Pick a stroke/intensity, enter your weight, and add your swim time. Optional: add pool length and laps so you can record distance for your training log (distance doesn’t change the MET formula unless you change intensity).
This tool uses METs (Metabolic Equivalent of Task), a widely used exercise-science shorthand. A MET is a multiplier that compares the energy cost of an activity to resting. Sitting quietly is about 1 MET. Activities above that require more energy, so their MET value is higher. The Physical Activity Compendium publishes standard MET values for hundreds of activities, including specific swimming types and speeds.
The logic is intentionally simple: calories scale with intensity, body weight, and time. That’s why two people can swim the “same workout” and burn different calories: the heavier swimmer often burns more for the same MET and duration. Likewise, butterfly or fast freestyle typically burns more than a gentle recreational backstroke.
If you enter your weight in pounds, we convert to kilograms using kg = lb ÷ 2.20462. Minutes become hours using hours = minutes ÷ 60. Then the calculator multiplies.
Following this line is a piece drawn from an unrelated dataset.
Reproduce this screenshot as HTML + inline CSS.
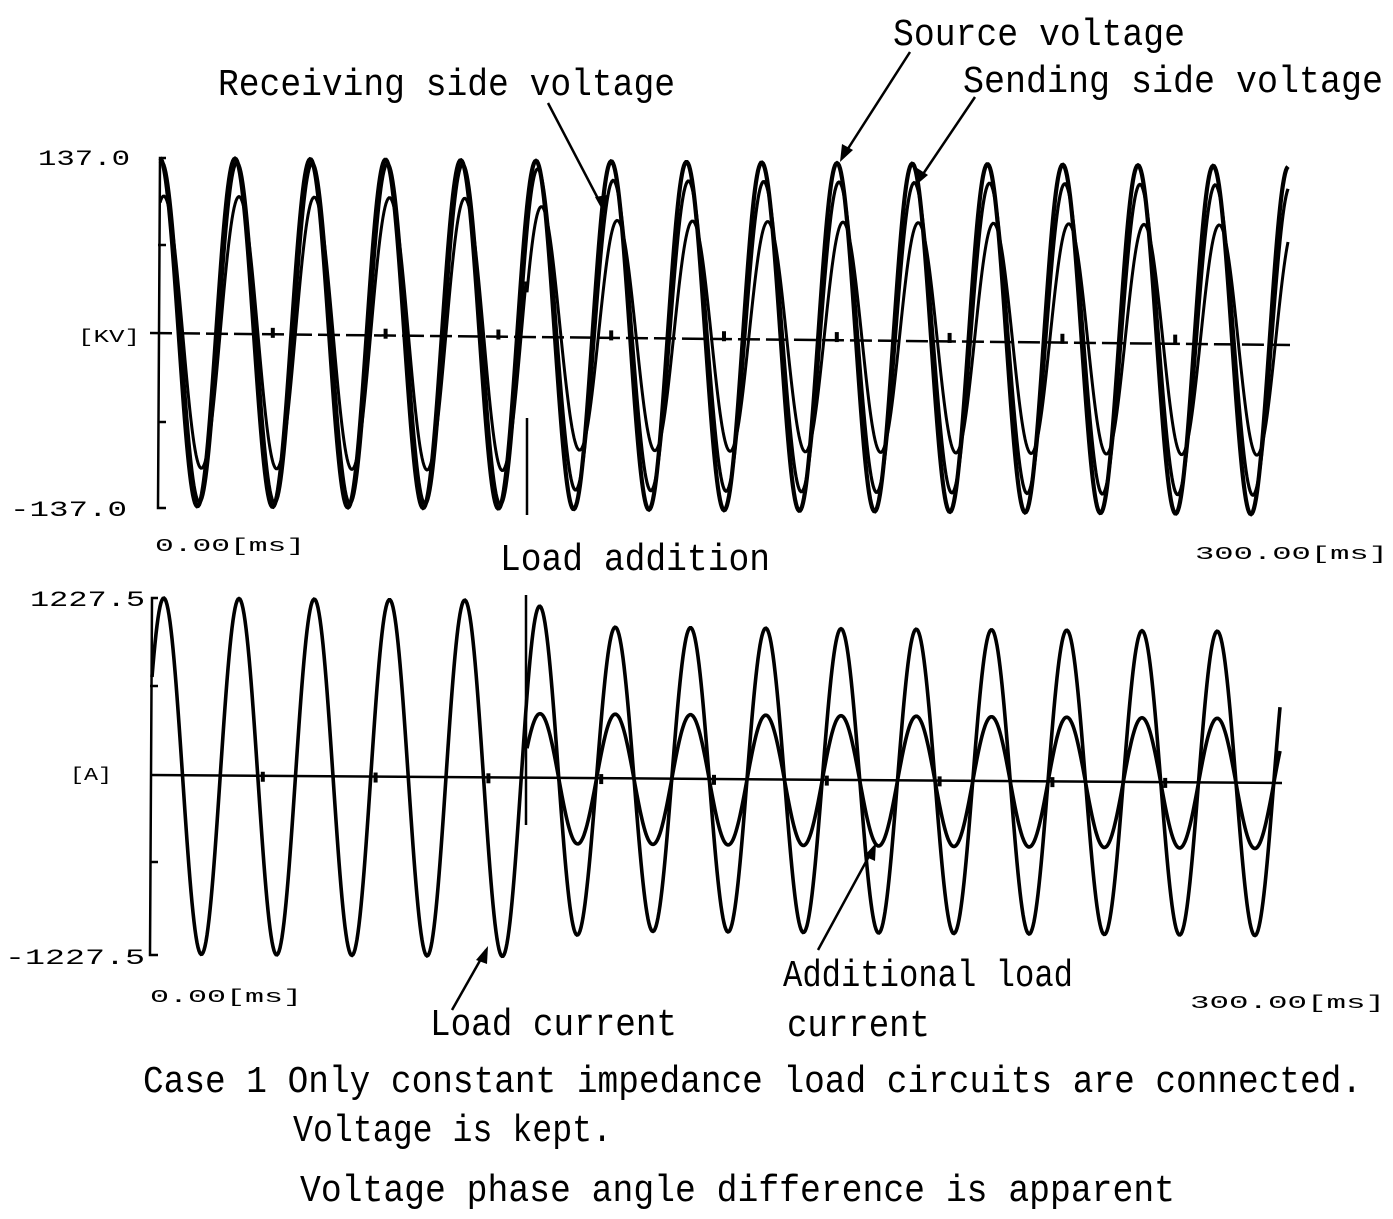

MET values in the dropdown come from Compendium swimming entries (freestyle at different speeds, breaststroke, backstroke, butterfly, treading water, water polo, and more). These standardized METs help you compare sessions quickly.
MET estimates are transparent and consistent. Wearables can be great, but can struggle in water. MET-based numbers give you a stable baseline for planning and comparison, even if your real burn shifts a bit due to technique, rest breaks, turns, buoyancy, or water temperature.
You’ll see three main outputs: total calories for the session, calories per minute (a “burn rate” benchmark), and a 30‑minute projection (useful if you’re comparing workouts). If you entered pool length and laps, the tool also logs estimated distance.
If your goal is fat loss, consistency beats occasional hero workouts. If your goal is performance, calories still matter, but weekly volume, technique, and recovery drive the biggest gains.
Here are example calculations using the same formula this page uses. They show how weight, intensity, and time interact. For each example, we convert pounds to kilograms and minutes to hours, then multiply by MET.
Weight: 165 lb → 165 ÷ 2.20462 ≈ 74.8 kg. Time: 30 min → 0.5 hours. Freestyle laps (slow/moderate) is about 5.8 MET. Calories ≈ 5.8 × 74.8 × 0.5 ≈ 217 kcal (~7.2 kcal/min).
Same weight (74.8 kg). Time: 45 min → 0.75 hours. Freestyle/crawl medium vigorous is about 8.3 MET. Calories ≈ 8.3 × 74.8 × 0.75 ≈ 466 kcal.
Butterfly is demanding: about 13.8 MET. Time: 20 min → 0.333 hours. Calories ≈ 13.8 × 74.8 × 0.333 ≈ 343 kcal. That’s why most swimmers use butterfly in shorter sets.
Moderate treading water is about 3.5 MET. Calories ≈ 3.5 × 74.8 × 0.5 ≈ 131 kcal. Still meaningful—especially as a low-impact, recovery-friendly option.
If your workout includes lots of rest (hanging on the wall, drills with breaks), your average intensity is lower. In that case, choose a lower MET option or think in “average effort” across the full session.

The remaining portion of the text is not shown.